■ Brief ■
Write every record out again exactly, and keep images out of it.

Charts and diagrams as code:
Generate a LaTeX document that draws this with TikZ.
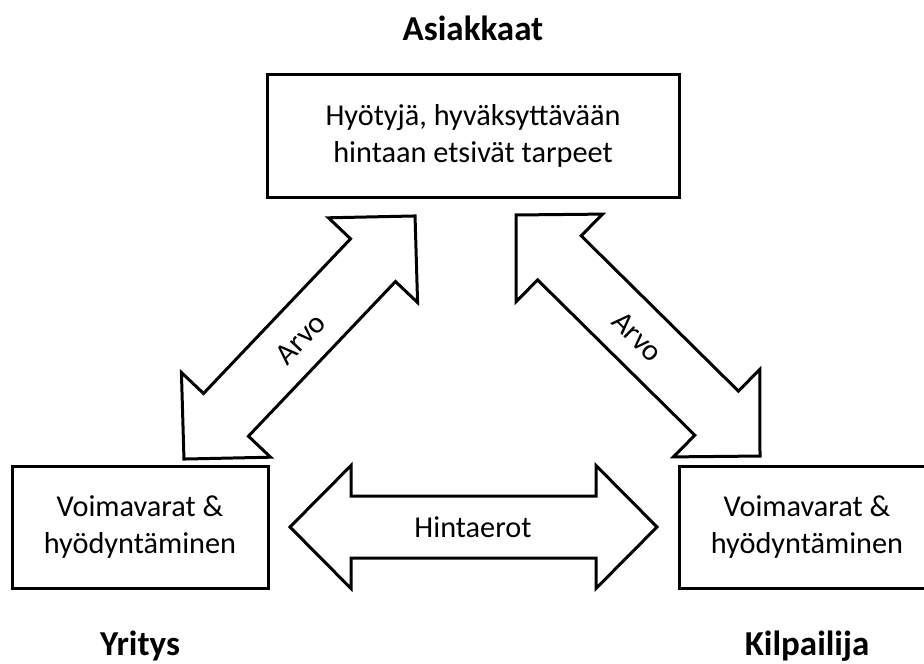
\documentclass[tikz,border=0pt]{standalone}
\usepackage{fontspec}
\setmainfont{Carlito}
% Block double arrow: #1 centre, #2 angle, #3 half length (tip to centre)
\newcommand\blockdouble[3]{%
  \begin{scope}[shift={#1}, rotate=#2]
    \draw[blockarrow] (-#3,0) -- (-#3+61,61.5) -- (-#3+61,31) -- (#3-61,31)
      -- (#3-61,61.5) -- (#3,0) -- (#3-61,-61.5) -- (#3-61,-31)
      -- (-#3+61,-31) -- (-#3+61,-61.5) -- cycle;
  \end{scope}}
\begin{document}
\begin{tikzpicture}[x=1pt,y=-1pt,
  box/.style={draw, line width=3pt, inner sep=0pt, align=center,
    font=\fontsize{30.3}{37}\selectfont},
  blockarrow/.style={draw, line width=3pt, line join=miter, fill=white},
  arrowtext/.style={font=\fontsize{30.3}{37}\selectfont, inner sep=0pt},
  heading/.style={font=\fontsize{35}{42}\selectfont\bfseries, inner sep=0pt}]
\useasboundingbox (0,0) rectangle (924,664);
\clip (0,0) rectangle (924,664);

% actors
\node[heading, anchor=base] (asiakkaat) at (473,40) {Asiakkaat};
\node[heading, anchor=base] (yritys) at (140,655) {Yritys};
\node[heading, anchor=base] (kilpailija) at (807,655) {Kilpailija};

% boxes
\node[box, minimum width=412, minimum height=123] (tarpeet) at (473,135.5)
  {Hyötyjä, hyväksyttävään\\hintaan etsivät tarpeet};
\node[box, minimum width=256, minimum height=122] (yritysbox) at (140,527)
  {Voimavarat \&\\hyödyntäminen};
\node[box, minimum width=256, minimum height=122] (kilpbox) at (807,527)
  {Voimavarat \&\\hyödyntäminen};

% value arrows and price-difference arrow
\blockdouble{(299.5,337.5)}{46.45}{167.7}
\node[arrowtext, rotate=46.45] (arvoL) at (300.5,339) {Arvo};
\blockdouble{(638,335.5)}{-44.65}{171.5}
\node[arrowtext, rotate=-44.65] (arvoR) at (637.5,336.5) {Arvo};
\blockdouble{(473.5,527)}{0}{183.5}
\node[arrowtext] (hinta) at (473,527) {Hintaerot};
\end{tikzpicture}
\end{document}
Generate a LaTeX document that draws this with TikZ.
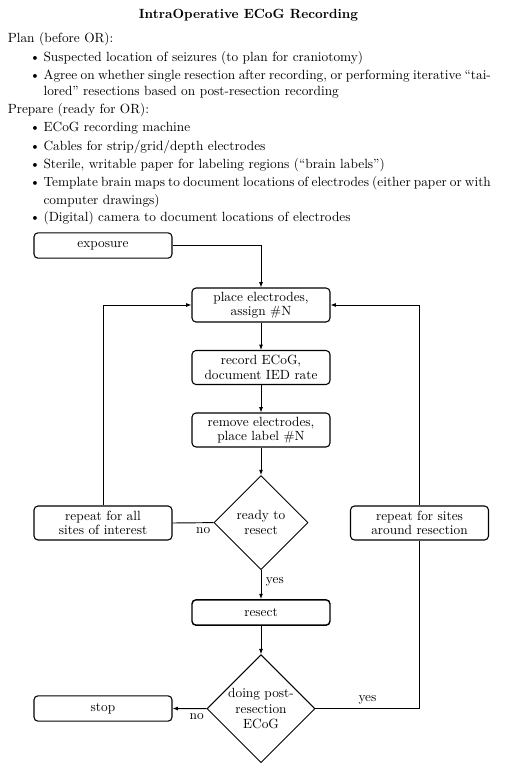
\documentclass[tikz,border=0pt]{standalone}
\usetikzlibrary{shapes.geometric,arrows.meta}
\begin{document}
\begin{tikzpicture}[x=0.75pt,y=-0.75pt,
  txt/.style={anchor=base west,inner sep=0pt},
  bul/.style={anchor=base,inner sep=0pt},
  box/.style={draw,rounded corners=3pt,line width=0.8pt,minimum width=103.5pt,align=center,inner sep=2pt,font=\fontsize{10pt}{10.75pt}\selectfont},
  twoline/.style={box,minimum height=25.5pt},
  oneline/.style={box,minimum height=19pt},
  dec/.style={draw,diamond,aspect=1,line width=0.7pt,inner sep=0pt,align=center,font=\fontsize{10pt}{11.6pt}\selectfont},
  conn/.style={line width=0.7pt},
  arr/.style={conn,-{Latex[length=4pt,width=3pt]}},
  lab/.style={inner sep=3.33pt}]
\useasboundingbox (0,0) rectangle (507,764);
% header text
\node[anchor=base,inner sep=0pt] (title) at (248.5,18) {\textbf{IntraOperative ECoG Recording}};
\node[txt] (plan) at (7.5,42.5) {Plan (before OR):};
\node[bul] (b1) at (35,61.5) {\textbullet};
\node[txt] (i1) at (43.3,61.5) {Suspected location of seizures (to plan for craniotomy)};
\node[bul] (b2) at (35,79.5) {\textbullet};
\node[txt] (i2a) at (43.3,79.5) {\makebox[335.5pt][s]{Agree on whether single resection after recording, or performing iterative ``tai-}};
\node[txt] (i2b) at (43.3,95.5) {lored'' resections based on post-resection recording};
\node[txt] (prep) at (7.5,113) {Prepare (ready for OR):};
\node[bul] (b3) at (35,131.7) {\textbullet};
\node[txt] (i3) at (43.3,131.7) {ECoG recording machine};
\node[bul] (b4) at (35,150) {\textbullet};
\node[txt] (i4) at (43.3,150) {Cables for strip/grid/depth electrodes};
\node[bul] (b5) at (35,168.3) {\textbullet};
\node[txt] (i5) at (43.3,168.3) {Sterile, writable paper for labeling regions (``brain labels'')};
\node[bul] (b6) at (35,186.7) {\textbullet};
\node[txt] (i6a) at (43.3,186.7) {\makebox[335.5pt][s]{Template brain maps to document locations of electrodes (either paper or with}};
\node[txt] (i6b) at (43.3,204.3) {computer drawings)};
\node[bul] (b7) at (35,221) {\textbullet};
\node[txt] (i7) at (43.3,221) {(Digital) camera to document locations of electrodes};
% flowchart
\node[oneline] (expo) at (103,245.5) {exposure};
\node[twoline] (place) at (261,305) {place electrodes,\\assign \#N};
\node[twoline] (rec) at (261,367.5) {record ECoG,\\document IED rate};
\node[twoline] (rem) at (261,430) {remove electrodes,\\place label \#N};
\node[dec,minimum width=70.5pt,minimum height=70.5pt] (ready) at (261,522.6) {ready to\\resect};
\node[twoline] (rep1) at (103,523) {repeat for all\\sites of interest};
\node[twoline] (rep2) at (419.5,523) {repeat for sites\\around resection};
\node[oneline,line width=1.1pt] (resect) at (261,612.5) {resect};
\node[dec,minimum width=81pt,minimum height=81pt] (post) at (261,708.7) {doing post-\\resection\\ECoG};
\node[oneline] (stop) at (103,708.5) {stop};
% connectors
\draw[arr] (expo.east) -| (place.north);
\draw[arr] (place) -- (rec);
\draw[arr] (rec) -- (rem);
\draw[arr] (rem) -- (ready);
\draw[conn] (ready.west) -- node[lab,below,pos=0.25] {no} (rep1.east);
\draw[arr] (rep1.north) |- (place.west);
\draw[arr] (ready.south) -- node[lab,right,pos=0.4] {yes} (resect.north);
\draw[arr] (resect) -- (post);
\draw[arr] (post.west) -- node[lab,below,pos=0.29] {no} (stop.east);
\draw[conn] (post.east) -| node[lab,above,pos=0.25] {yes} (rep2.south);
\draw[arr] (rep2.north) |- (place.east);
\end{tikzpicture}
\end{document}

■ Worked answer ■
Generate a LaTeX document that draws this with TikZ.
\documentclass[tikz,border=0pt]{standalone}
\usepackage{fontspec}
\setmainfont{Carlito}
% Block double arrow: #1 centre, #2 angle, #3 half length (tip to centre)
\newcommand\blockdouble[3]{%
  \begin{scope}[shift={#1}, rotate=#2]
    \draw[blockarrow] (-#3,0) -- (-#3+61,61.5) -- (-#3+61,31) -- (#3-61,31)
      -- (#3-61,61.5) -- (#3,0) -- (#3-61,-61.5) -- (#3-61,-31)
      -- (-#3+61,-31) -- (-#3+61,-61.5) -- cycle;
  \end{scope}}
\begin{document}
\begin{tikzpicture}[x=1pt,y=-1pt,
  box/.style={draw, line width=3pt, inner sep=0pt, align=center,
    font=\fontsize{30.3}{37}\selectfont},
  blockarrow/.style={draw, line width=3pt, line join=miter, fill=white},
  arrowtext/.style={font=\fontsize{30.3}{37}\selectfont, inner sep=0pt},
  heading/.style={font=\fontsize{35}{42}\selectfont\bfseries, inner sep=0pt}]
\useasboundingbox (0,0) rectangle (924,664);
\clip (0,0) rectangle (924,664);

% actors
\node[heading, anchor=base] (asiakkaat) at (473,40) {Asiakkaat};
\node[heading, anchor=base] (yritys) at (140,655) {Yritys};
\node[heading, anchor=base] (kilpailija) at (807,655) {Kilpailija};

% boxes
\node[box, minimum width=412, minimum height=123] (tarpeet) at (473,135.5)
  {Hyötyjä, hyväksyttävään\\hintaan etsivät tarpeet};
\node[box, minimum width=256, minimum height=122] (yritysbox) at (140,527)
  {Voimavarat \&\\hyödyntäminen};
\node[box, minimum width=256, minimum height=122] (kilpbox) at (807,527)
  {Voimavarat \&\\hyödyntäminen};

% value arrows and price-difference arrow
\blockdouble{(299.5,337.5)}{46.45}{167.7}
\node[arrowtext, rotate=46.45] (arvoL) at (300.5,339) {Arvo};
\blockdouble{(638,335.5)}{-44.65}{171.5}
\node[arrowtext, rotate=-44.65] (arvoR) at (637.5,336.5) {Arvo};
\blockdouble{(473.5,527)}{0}{183.5}
\node[arrowtext] (hinta) at (473,527) {Hintaerot};
\end{tikzpicture}
\end{document}
Generate a LaTeX document that draws this with TikZ.
\documentclass[tikz,border=0pt]{standalone}
\usetikzlibrary{shapes.geometric,arrows.meta}
\begin{document}
\begin{tikzpicture}[x=0.75pt,y=-0.75pt,
  txt/.style={anchor=base west,inner sep=0pt},
  bul/.style={anchor=base,inner sep=0pt},
  box/.style={draw,rounded corners=3pt,line width=0.8pt,minimum width=103.5pt,align=center,inner sep=2pt,font=\fontsize{10pt}{10.75pt}\selectfont},
  twoline/.style={box,minimum height=25.5pt},
  oneline/.style={box,minimum height=19pt},
  dec/.style={draw,diamond,aspect=1,line width=0.7pt,inner sep=0pt,align=center,font=\fontsize{10pt}{11.6pt}\selectfont},
  conn/.style={line width=0.7pt},
  arr/.style={conn,-{Latex[length=4pt,width=3pt]}},
  lab/.style={inner sep=3.33pt}]
\useasboundingbox (0,0) rectangle (507,764);
% header text
\node[anchor=base,inner sep=0pt] (title) at (248.5,18) {\textbf{IntraOperative ECoG Recording}};
\node[txt] (plan) at (7.5,42.5) {Plan (before OR):};
\node[bul] (b1) at (35,61.5) {\textbullet};
\node[txt] (i1) at (43.3,61.5) {Suspected location of seizures (to plan for craniotomy)};
\node[bul] (b2) at (35,79.5) {\textbullet};
\node[txt] (i2a) at (43.3,79.5) {\makebox[335.5pt][s]{Agree on whether single resection after recording, or performing iterative ``tai-}};
\node[txt] (i2b) at (43.3,95.5) {lored'' resections based on post-resection recording};
\node[txt] (prep) at (7.5,113) {Prepare (ready for OR):};
\node[bul] (b3) at (35,131.7) {\textbullet};
\node[txt] (i3) at (43.3,131.7) {ECoG recording machine};
\node[bul] (b4) at (35,150) {\textbullet};
\node[txt] (i4) at (43.3,150) {Cables for strip/grid/depth electrodes};
\node[bul] (b5) at (35,168.3) {\textbullet};
\node[txt] (i5) at (43.3,168.3) {Sterile, writable paper for labeling regions (``brain labels'')};
\node[bul] (b6) at (35,186.7) {\textbullet};
\node[txt] (i6a) at (43.3,186.7) {\makebox[335.5pt][s]{Template brain maps to document locations of electrodes (either paper or with}};
\node[txt] (i6b) at (43.3,204.3) {computer drawings)};
\node[bul] (b7) at (35,221) {\textbullet};
\node[txt] (i7) at (43.3,221) {(Digital) camera to document locations of electrodes};
% flowchart
\node[oneline] (expo) at (103,245.5) {exposure};
\node[twoline] (place) at (261,305) {place electrodes,\\assign \#N};
\node[twoline] (rec) at (261,367.5) {record ECoG,\\document IED rate};
\node[twoline] (rem) at (261,430) {remove electrodes,\\place label \#N};
\node[dec,minimum width=70.5pt,minimum height=70.5pt] (ready) at (261,522.6) {ready to\\resect};
\node[twoline] (rep1) at (103,523) {repeat for all\\sites of interest};
\node[twoline] (rep2) at (419.5,523) {repeat for sites\\around resection};
\node[oneline,line width=1.1pt] (resect) at (261,612.5) {resect};
\node[dec,minimum width=81pt,minimum height=81pt] (post) at (261,708.7) {doing post-\\resection\\ECoG};
\node[oneline] (stop) at (103,708.5) {stop};
% connectors
\draw[arr] (expo.east) -| (place.north);
\draw[arr] (place) -- (rec);
\draw[arr] (rec) -- (rem);
\draw[arr] (rem) -- (ready);
\draw[conn] (ready.west) -- node[lab,below,pos=0.25] {no} (rep1.east);
\draw[arr] (rep1.north) |- (place.west);
\draw[arr] (ready.south) -- node[lab,right,pos=0.4] {yes} (resect.north);
\draw[arr] (resect) -- (post);
\draw[arr] (post.west) -- node[lab,below,pos=0.29] {no} (stop.east);
\draw[conn] (post.east) -| node[lab,above,pos=0.25] {yes} (rep2.south);
\draw[arr] (rep2.north) |- (place.east);
\end{tikzpicture}
\end{document}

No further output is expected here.